Estos días, con ocasión del proyecto de ley de transparencia, vuelve al candelero el siempre polémico y espinoso tema del silencio de la Administración. Un tema que en el siglo XXI, con una Administración que dispone de los medios personales y materiales actuales, debe reconducirse a través del derecho a la buena administración. Un derecho fundamental de todo ciudadano que implica el derecho de toda persona a que la Administración resuelva expresamente y en plazo sobre sus peticiones. Es decir, como regla general, todas las solicitudes o peticiones de los ciudadanos a la Administración deben ser contestadas por ésta, en el sentido que sea procedente. Dar la callada por respuesta no es congruente con el derecho a una buena administración que, tras la carta de derechos fundamentales de la Unión Europea, asiste a todo ciudadano. Hace muchos años, Garrido Falla, una gran administrativista español, decía que el silencio administrativo era una patología que había que tratar convenientemente para su curación. El silencio de la Administración tenía sentido cuando la jurisdicción contencioso administrativa, la que controla jurídicamente a la Administración, era una jurisdicción que precisaba un pronunciamiento administrativo, un acto administrativo para ser más exactos. Cuando ésta callaba se presumía que se producía una denegación de manera que el ciudadano afectado pudiera acudir a la jurisdicción para reclamar el contenido de su solicitud.

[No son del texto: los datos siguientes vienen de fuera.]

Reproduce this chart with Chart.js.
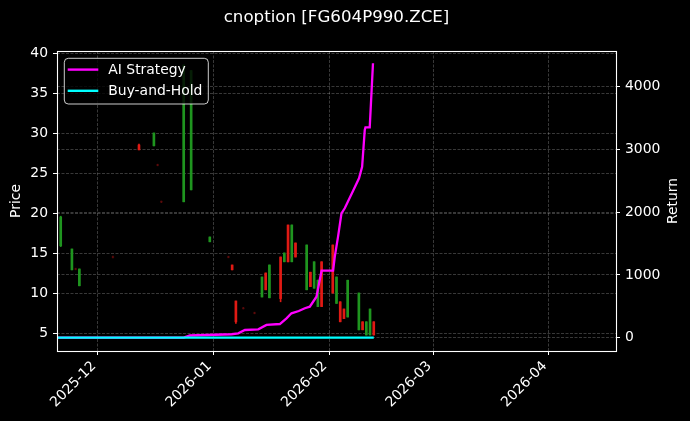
<!DOCTYPE html>
<html>
<head>
<meta charset="utf-8">
<script src="https://cdn.jsdelivr.net/npm/chart.js@4.4.1/dist/chart.umd.min.js"></script>
<style>
  html, body { margin: 0; padding: 0; background: #000; }
  #wrap { width: 690px; height: 421px; }
</style>
</head>
<body>
<div id="wrap"><canvas id="chart" width="690" height="421"></canvas></div>
<script>
// daily candles
const candleDates = [
    '2025-11-21', '2025-11-24', '2025-11-25', '2025-11-26', '2025-12-05',
    '2025-12-12', '2025-12-16', '2025-12-17', '2025-12-18', '2025-12-24',
    '2025-12-26', '2025-12-31', '2026-01-05', '2026-01-06', '2026-01-07',
    '2026-01-09', '2026-01-12', '2026-01-14', '2026-01-15', '2026-01-16',
    '2026-01-19', '2026-01-20', '2026-01-21', '2026-01-22', '2026-01-23',
    '2026-01-26', '2026-01-27', '2026-01-28', '2026-01-29', '2026-01-30',
    '2026-02-02', '2026-02-03', '2026-02-04', '2026-02-05', '2026-02-06',
    '2026-02-09', '2026-02-10', '2026-02-11', '2026-02-12', '2026-02-13'
];
const candleOpen = [
    15.9, 12.9, 13.0, 10.9, 14.5,
    28.5, 28.4, 26.0, 21.4, 21.4,
    22.9, 16.4, 14.5, 13.5, 9.0,
    8.1, 7.5, 9.5, 12.5, 9.4,
    14.5, 13.9, 18.5, 13.9, 16.25,
    10.4, 12.6, 10.6, 8.3, 13.9,
    16.0, 8.7, 8.9, 8.0, 7.0,
    5.4, 6.4, 4.75, 4.75, 6.4
];
const candleHigh = [
    19.6, 15.5, 13.1, 13.0, 14.6,
    28.6, 30.0, 26.1, 21.5, 38.5,
    37.8, 17.0, 14.6, 13.5, 9.0,
    8.2, 7.6, 12.0, 12.5, 13.5,
    14.5, 15.0, 18.5, 18.5, 16.25,
    16.0, 12.6, 13.9, 11.6, 13.9,
    16.0, 12.0, 8.9, 8.0, 11.6,
    10.0, 6.4, 6.4, 8.0, 6.4
];
const candleLow = [
    15.8, 12.9, 12.9, 10.9, 14.4,
    27.9, 28.4, 25.9, 21.3, 21.4,
    22.9, 16.4, 14.4, 12.9, 6.2,
    8.0, 7.4, 9.5, 10.4, 9.4,
    8.9, 13.9, 13.9, 13.9, 14.5,
    10.4, 10.8, 10.6, 8.3, 8.3,
    10.0, 8.7, 6.4, 6.8, 7.0,
    5.4, 5.4, 4.75, 4.75, 4.75
];
const candleClose = [
    19.5, 15.5, 13.0, 13.0, 14.5,
    27.9, 30.0, 26.0, 21.4, 38.5,
    37.8, 17.0, 14.5, 12.9, 6.4,
    8.1, 7.5, 12.0, 10.4, 13.5,
    9.3, 15.0, 13.9, 18.5, 14.5,
    16.0, 10.8, 13.9, 11.6, 8.3,
    10.0, 12.0, 6.4, 6.8, 11.6,
    10.0, 5.4, 6.4, 8.0, 4.75
];

// cumulative return curves
const aiDates = [
    '2025-11-20', '2025-12-24', '2025-12-25 16:00', '2026-01-05 20:00', '2026-01-07 15:00',
    '2026-01-09 10:00', '2026-01-13', '2026-01-15 05:00', '2026-01-18 19:00', '2026-01-20 14:00',
    '2026-01-21 22:00', '2026-01-23 21:00', '2026-01-25 12:00', '2026-01-26 20:00', '2026-01-28 15:00',
    '2026-01-29 12:00', '2026-01-30', '2026-02-02 02:00', '2026-02-02 13:00', '2026-02-03 10:00',
    '2026-02-04 08:00', '2026-02-05 05:00', '2026-02-07 11:00', '2026-02-09 01:00', '2026-02-09 21:00',
    '2026-02-10 14:00', '2026-02-10 18:30', '2026-02-11 22:00', '2026-02-12 19:00'
];
const aiReturn = [
    0, 0, 35, 55, 70,
    123, 134, 203, 218, 309,
    389, 425, 470, 494, 653,
    919, 1068, 1068, 1291, 1610,
    1982, 2062, 2340, 2540, 2725,
    3310, 3353, 3353, 4373
];
const bhDates = ['2025-11-20', '2025-12-24', '2026-01-30', '2026-02-13'];
const bhReturn = [0, 0, 0, 0];

const xStart = '2025-11-20';
const xEnd = '2026-04-19';
const monthTicks = ['2025-12-01', '2026-01-01', '2026-02-01', '2026-03-01', '2026-04-01'];
const priceTicks = [5, 10, 15, 20, 25, 30, 35, 40];
const returnTicks = [0, 1000, 2000, 3000, 4000];

const ORIGIN = Date.UTC(2025, 11, 1);
function toDay(s) {
    const [d, t] = s.split(' ');
    const [Y, M, D] = d.split('-').map(Number);
    let h = 0, mi = 0;
    if (t) [h, mi] = t.split(':').map(Number);
    return (Date.UTC(Y, M - 1, D, h, mi) - ORIGIN) / 864e5;
}
function dayLabel(v) {
    return new Date(ORIGIN + v * 864e5).toISOString().slice(0, 7);
}

const GREEN = '#1f951f';
const RED = '#e01a14';
const DIM = '#5c0b0b';
const candleColors = candleOpen.map((o, i) =>
    candleClose[i] > o ? GREEN : (candleClose[i] < o ? RED : DIM));

const font = { family: "'DejaVu Sans', sans-serif", size: 13.9 };
const gridColor = 'rgba(255, 255, 255, 0.28)';

const backdrop = {
    id: 'backdrop',
    beforeDraw(chart) {
        const { ctx, width, height } = chart;
        ctx.save();
        ctx.fillStyle = '#000';
        ctx.fillRect(0, 0, width, height);
        ctx.restore();
    }
};

// axes frame, title over the axes, right axis label, legend box
const frameAndLegend = {
    id: 'frameAndLegend',
    afterDatasetsDraw(chart) {
        const { ctx, chartArea: a } = chart;
        ctx.save();
        ctx.strokeStyle = '#fff';
        ctx.lineWidth = 1.1;
        ctx.strokeRect(Math.round(a.left) + 0.5, Math.round(a.top) + 0.5,
            Math.round(a.right - a.left), Math.round(a.bottom - a.top));

        ctx.fillStyle = '#fff';
        ctx.textAlign = 'center';
        ctx.textBaseline = 'middle';
        ctx.font = `16.67px ${font.family}`;
        ctx.fillText('cnoption [FG604P990.ZCE]', (a.left + a.right) / 2, 18);

        ctx.font = `${font.size}px ${font.family}`;
        ctx.save();
        ctx.translate(chart.width - 17, (a.top + a.bottom) / 2);
        ctx.rotate(-Math.PI / 2);
        ctx.fillText('Return', 0, 0);
        ctx.restore();

        const bx = a.left + 7.3, by = a.top + 7.3, bw = 144, bh = 45.7;
        ctx.beginPath();
        ctx.roundRect(bx, by, bw, bh, 4);
        ctx.fillStyle = 'rgba(0, 0, 0, 0.8)';
        ctx.fill();
        ctx.strokeStyle = 'rgba(255, 255, 255, 0.8)';
        ctx.lineWidth = 1;
        ctx.stroke();

        const items = chart.data.datasets.filter(d => d.type === 'line');
        ctx.textAlign = 'left';
        items.forEach((ds, i) => {
            const y = by + 11.3 + i * 21.2;
            ctx.beginPath();
            ctx.moveTo(bx + 3.4, y);
            ctx.lineTo(bx + 34, y);
            ctx.strokeStyle = ds.borderColor;
            ctx.lineWidth = 2.4;
            ctx.stroke();
            ctx.fillStyle = '#fff';
            ctx.fillText(ds.label, bx + 44, y + 1);
        });
        ctx.restore();
    }
};

new Chart(document.getElementById('chart'), {
    type: 'line',
    data: {
        datasets: [
            {
                type: 'bar',
                label: 'wick',
                data: candleDates.map((d, i) => ({ x: toDay(d), y: [candleLow[i], candleHigh[i]] })),
                backgroundColor: candleColors,
                barThickness: 1,
                grouped: false,
                yAxisID: 'y',
                order: 4
            },
            {
                type: 'bar',
                label: 'body',
                data: candleDates.map((d, i) => ({ x: toDay(d), y: [candleOpen[i], candleClose[i]] })),
                backgroundColor: candleColors,
                barThickness: 2,
                grouped: false,
                yAxisID: 'y',
                order: 3
            },
            {
                type: 'line',
                label: 'AI Strategy',
                data: aiDates.map((d, i) => ({ x: toDay(d), y: aiReturn[i] })),
                borderColor: '#ff00ff',
                borderWidth: 2.3,
                pointRadius: 0,
                tension: 0,
                yAxisID: 'y1',
                order: 2
            },
            {
                type: 'line',
                label: 'Buy-and-Hold',
                data: bhDates.map((d, i) => ({ x: toDay(d), y: bhReturn[i] })),
                borderColor: '#00ffff',
                borderWidth: 2.3,
                pointRadius: 0,
                tension: 0,
                yAxisID: 'y1',
                order: 1
            }
        ]
    },
    options: {
        responsive: false,
        animation: false,
        events: [],
        layout: { padding: { top: 51, left: 0, right: 0, bottom: 0 } },
        plugins: {
            legend: { display: false },
            tooltip: { enabled: false },
            title: { display: false }
        },
        scales: {
            x: {
                type: 'linear',
                min: toDay(xStart),
                max: toDay(xEnd),
                offset: false,
                afterBuildTicks: s => { s.ticks = monthTicks.map(d => ({ value: toDay(d) })); },
                afterFit: s => { s.height = 70; },
                ticks: {
                    color: '#fff',
                    font: font,
                    autoSkip: false,
                    minRotation: 45,
                    maxRotation: 45,
                    padding: 3,
                    labelOffset: -4,
                    callback: v => dayLabel(v)
                },
                grid: {
                    color: gridColor,
                    lineWidth: 0.8,
                    offset: false,
                    tickLength: 4,
                    tickColor: '#fff',
                    tickWidth: 1
                },
                border: { display: false, dash: [3, 1.5] }
            },
            y: {
                position: 'left',
                min: 2.75,
                max: 40.25,
                afterBuildTicks: s => { s.ticks = priceTicks.map(v => ({ value: v })); },
                afterFit: s => { s.width = 57; },
                ticks: { color: '#fff', font: font, padding: 5, callback: v => String(v) },
                grid: {
                    color: gridColor,
                    lineWidth: 0.8,
                    tickLength: 4,
                    tickColor: '#fff',
                    tickWidth: 1
                },
                border: { display: false, dash: [3, 1.5] },
                title: { display: true, text: 'Price', color: '#fff', font: font, padding: { top: 7.7, bottom: 0 } }
            },
            y1: {
                position: 'right',
                min: -212,
                max: 4569,
                afterBuildTicks: s => { s.ticks = returnTicks.map(v => ({ value: v })); },
                afterFit: s => { s.width = 74; },
                ticks: { color: '#fff', font: font, padding: 5, callback: v => String(v) },
                grid: {
                    color: gridColor,
                    lineWidth: 0.8,
                    drawOnChartArea: true,
                    tickLength: 4,
                    tickColor: '#fff',
                    tickWidth: 1
                },
                border: { display: false, dash: [3, 1.5] }
            }
        }
    },
    plugins: [backdrop, frameAndLegend]
});
</script>
</body>
</html>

Afortunadamente, la jurisdicción contencioso administrativa ahora, tras la Constitución de 1978, es plena y no hace falta un acto concreto, sea expreso o presunto, porque se pueden juzgar inactividades, omisiones y vías de hecho. Es decir, se puede demandar a la Administración por inactividad u omisión. De esta manera, con la nueva naturaleza de la jurisdicción contencioso administrativa, superadora de la mera revisión de actos, el silencio administrativo, que siempre es inactividad, se puede denunciar ante los tribunales o jueces administrativos. Hoy, además de esta consideración procesal, vigente en los países más avanzados, resulta que ha ido calando el carácter central del ciudadano en relación con la Administración pública. En efecto, el ciudadano ya no es un sujeto inerme que se limita a recibir bienes y servicios públicos sin más. Ahora es protagonista y un actor principal precisamente porque con sus impuestos paga y mantiene las estructuras públicas y a quienes en ellas laboran. El soberano es el ciudadano. Los dirigentes son administradores o gestores del interés general, del que deben dar cuenta, que son los ciudadanos. En este marco, es lógico que el derecho a una buena administración sea un derecho fundamental que traiga consigo, como corolario necesario, el derecho de todo ser humano a recibir una respuesta expresa y en plazo a las peticiones que realice a la Administración, sea en el sentido que sea. Mantener en los tiempos que corren el silencio de la Administración como posibilidad ante los reclamos del pueblo es, sencillamente, un paso atrás que no se corresponde con la función de servicio objetivo a los intereses generales que el artículo 103 de la Constitución exige a la Administración pública. El derecho a una buena administración se corresponde con la obligación de toda Administración a responder en plazo ante las solicitudes que le presenten los ciudadanos. Si no puede por falta de medios personales o porque se haya producido una avalancha inesperada de trabajo que rompe el ritmo ordinario de las tareas de alguna oficina pública, la Administración siempre puede, por resolución justificada, ampliar el plazo, pero nunca callar. ¿Es tanto pedir a la Administración que cuando un ciudadano solicite alguna información se le conteste en plazo, a los tres meses? ¿Por qué de nuevo volvemos al silencio administrativo una vez que la jurisdicción contencioso administrativa es plena?